Required task: Please transcribe the listing below in full and word for word, without its pictures.

Supplied data:
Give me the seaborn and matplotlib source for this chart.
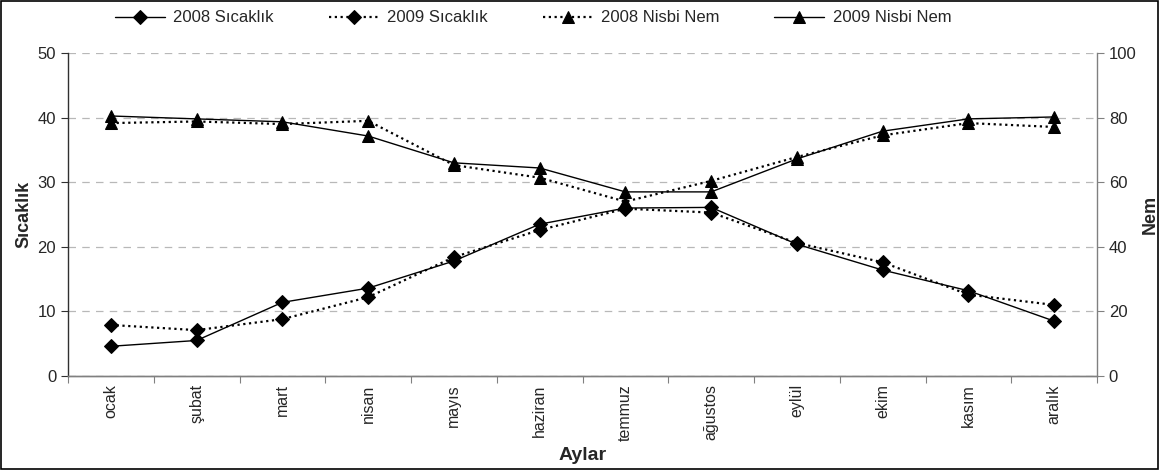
import matplotlib
matplotlib.use("Agg")
import matplotlib.pyplot as plt
import seaborn as sns
import pandas as pd
from matplotlib.patches import Rectangle
from matplotlib.ticker import MultipleLocator, FixedLocator

months = ["ocak", "şubat", "mart", "nisan", "mayıs", "haziran",
          "temmuz", "ağustos", "eylül", "ekim", "kasım", "aralık"]
temp_2008 = [4.6, 5.5, 11.4, 13.6, 17.8, 23.5, 26.0, 26.1, 20.4, 16.4, 13.2, 8.5]
temp_2009 = [7.9, 7.1, 8.8, 12.2, 18.4, 22.6, 25.9, 25.3, 20.6, 17.6, 12.6, 11.0]
hum_2008 = [78.3, 78.8, 78.0, 79.0, 65.3, 61.4, 54.0, 60.4, 67.8, 74.5, 78.3, 77.1]
hum_2009 = [80.5, 79.6, 78.7, 74.3, 66.0, 64.4, 57.0, 57.0, 67.2, 75.8, 79.6, 80.2]

sns.set_theme(style="white")
plt.rcParams["font.family"] = ["Liberation Sans", "DejaVu Sans"]

df = pd.DataFrame({"ay": list(range(len(months))),
                   "t08": temp_2008, "t09": temp_2009,
                   "h08": hum_2008, "h09": hum_2009})

fig = plt.figure(figsize=(11.6, 4.7), dpi=100)
ax = fig.add_axes([68/1160, 1-376/470, (1097-68)/1160, (376-53)/470])
ax2 = ax.twinx()

dot = (0, (1, 1.6))
sns.lineplot(data=df, x="ay", y="t08", ax=ax, color="black", lw=1.0,
             marker="D", markersize=7, markeredgecolor="black", label="2008 Sıcaklık", legend=False)
sns.lineplot(data=df, x="ay", y="t09", ax=ax, color="black", lw=1.6, linestyle=dot,
             marker="D", markersize=7, markeredgecolor="black", label="2009 Sıcaklık", legend=False)
sns.lineplot(data=df, x="ay", y="h08", ax=ax2, color="black", lw=1.6, linestyle=dot,
             marker="^", markersize=9, markeredgecolor="black", label="2008 Nisbi Nem", legend=False)
sns.lineplot(data=df, x="ay", y="h09", ax=ax2, color="black", lw=1.0,
             marker="^", markersize=9, markeredgecolor="black", label="2009 Nisbi Nem", legend=False)

ax.set_xlim(-0.5, len(months) - 0.5)
ax.set_ylim(0, 50)
ax2.set_ylim(0, 100)
ax.yaxis.set_major_locator(MultipleLocator(10))
ax2.yaxis.set_major_locator(MultipleLocator(20))

ax.set_xticks(range(len(months)))
ax.set_xticklabels(months, rotation=90, fontsize=11.5)
ax.xaxis.set_minor_locator(FixedLocator([i - 0.5 for i in range(len(months) + 1)]))
ax.tick_params(axis="x", which="major", length=0, pad=6)
ax.tick_params(axis="x", which="minor", length=5, width=0.8, color="#808080", direction="out", bottom=True)
ax.tick_params(axis="y", length=5, width=0.8, color="#303030", direction="out", left=True, labelsize=12)
ax2.tick_params(axis="y", length=5, width=0.8, color="#808080", direction="out", right=True, labelsize=12)

ax.yaxis.grid(True, linestyle=(0, (6, 5)), color="#b8b8b8", lw=0.9)
ax.set_axisbelow(True)

for a in (ax, ax2):
    a.spines["top"].set_visible(False)
    for s in ("left", "right", "bottom"):
        a.spines[s].set_color("#808080")
        a.spines[s].set_linewidth(1.0)
ax.spines["right"].set_visible(False)
ax2.spines["left"].set_visible(False)
ax.spines["left"].set_color("#303030")

ax.set_xlabel("Aylar", fontsize=14, fontweight="bold", labelpad=4)
ax.set_ylabel("Sıcaklık", fontsize=13, fontweight="bold", labelpad=4)
ax2.set_ylabel("Nem", fontsize=13, fontweight="bold", labelpad=4)

h1, l1 = ax.get_legend_handles_labels()
h2, l2 = ax2.get_legend_handles_labels()
fig.legend(h1 + h2, l1 + l2, loc="center", bbox_to_anchor=(533/1160, 1-18/470),
           ncol=4, frameon=False, fontsize=12, handlelength=3.0, columnspacing=3.3,
           handletextpad=0.5)

fig.patches.append(Rectangle((0.001, 0.002), 0.997, 0.996, transform=fig.transFigure,
                             fill=False, edgecolor="black", lw=1.2))

fig.savefig("out.png", dpi=100)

Exercise output:
Give me the seaborn and matplotlib source for this chart.
import matplotlib
matplotlib.use("Agg")
import matplotlib.pyplot as plt
import seaborn as sns
import pandas as pd
from matplotlib.patches import Rectangle
from matplotlib.ticker import MultipleLocator, FixedLocator

months = ["ocak", "şubat", "mart", "nisan", "mayıs", "haziran",
          "temmuz", "ağustos", "eylül", "ekim", "kasım", "aralık"]
temp_2008 = [4.6, 5.5, 11.4, 13.6, 17.8, 23.5, 26.0, 26.1, 20.4, 16.4, 13.2, 8.5]
temp_2009 = [7.9, 7.1, 8.8, 12.2, 18.4, 22.6, 25.9, 25.3, 20.6, 17.6, 12.6, 11.0]
hum_2008 = [78.3, 78.8, 78.0, 79.0, 65.3, 61.4, 54.0, 60.4, 67.8, 74.5, 78.3, 77.1]
hum_2009 = [80.5, 79.6, 78.7, 74.3, 66.0, 64.4, 57.0, 57.0, 67.2, 75.8, 79.6, 80.2]

sns.set_theme(style="white")
plt.rcParams["font.family"] = ["Liberation Sans", "DejaVu Sans"]

df = pd.DataFrame({"ay": list(range(len(months))),
                   "t08": temp_2008, "t09": temp_2009,
                   "h08": hum_2008, "h09": hum_2009})

fig = plt.figure(figsize=(11.6, 4.7), dpi=100)
ax = fig.add_axes([68/1160, 1-376/470, (1097-68)/1160, (376-53)/470])
ax2 = ax.twinx()

dot = (0, (1, 1.6))
sns.lineplot(data=df, x="ay", y="t08", ax=ax, color="black", lw=1.0,
             marker="D", markersize=7, markeredgecolor="black", label="2008 Sıcaklık", legend=False)
sns.lineplot(data=df, x="ay", y="t09", ax=ax, color="black", lw=1.6, linestyle=dot,
             marker="D", markersize=7, markeredgecolor="black", label="2009 Sıcaklık", legend=False)
sns.lineplot(data=df, x="ay", y="h08", ax=ax2, color="black", lw=1.6, linestyle=dot,
             marker="^", markersize=9, markeredgecolor="black", label="2008 Nisbi Nem", legend=False)
sns.lineplot(data=df, x="ay", y="h09", ax=ax2, color="black", lw=1.0,
             marker="^", markersize=9, markeredgecolor="black", label="2009 Nisbi Nem", legend=False)

ax.set_xlim(-0.5, len(months) - 0.5)
ax.set_ylim(0, 50)
ax2.set_ylim(0, 100)
ax.yaxis.set_major_locator(MultipleLocator(10))
ax2.yaxis.set_major_locator(MultipleLocator(20))

ax.set_xticks(range(len(months)))
ax.set_xticklabels(months, rotation=90, fontsize=11.5)
ax.xaxis.set_minor_locator(FixedLocator([i - 0.5 for i in range(len(months) + 1)]))
ax.tick_params(axis="x", which="major", length=0, pad=6)
ax.tick_params(axis="x", which="minor", length=5, width=0.8, color="#808080", direction="out", bottom=True)
ax.tick_params(axis="y", length=5, width=0.8, color="#303030", direction="out", left=True, labelsize=12)
ax2.tick_params(axis="y", length=5, width=0.8, color="#808080", direction="out", right=True, labelsize=12)

ax.yaxis.grid(True, linestyle=(0, (6, 5)), color="#b8b8b8", lw=0.9)
ax.set_axisbelow(True)

for a in (ax, ax2):
    a.spines["top"].set_visible(False)
    for s in ("left", "right", "bottom"):
        a.spines[s].set_color("#808080")
        a.spines[s].set_linewidth(1.0)
ax.spines["right"].set_visible(False)
ax2.spines["left"].set_visible(False)
ax.spines["left"].set_color("#303030")

ax.set_xlabel("Aylar", fontsize=14, fontweight="bold", labelpad=4)
ax.set_ylabel("Sıcaklık", fontsize=13, fontweight="bold", labelpad=4)
ax2.set_ylabel("Nem", fontsize=13, fontweight="bold", labelpad=4)

h1, l1 = ax.get_legend_handles_labels()
h2, l2 = ax2.get_legend_handles_labels()
fig.legend(h1 + h2, l1 + l2, loc="center", bbox_to_anchor=(533/1160, 1-18/470),
           ncol=4, frameon=False, fontsize=12, handlelength=3.0, columnspacing=3.3,
           handletextpad=0.5)

fig.patches.append(Rectangle((0.001, 0.002), 0.997, 0.996, transform=fig.transFigure,
                             fill=False, edgecolor="black", lw=1.2))

fig.savefig("out.png", dpi=100)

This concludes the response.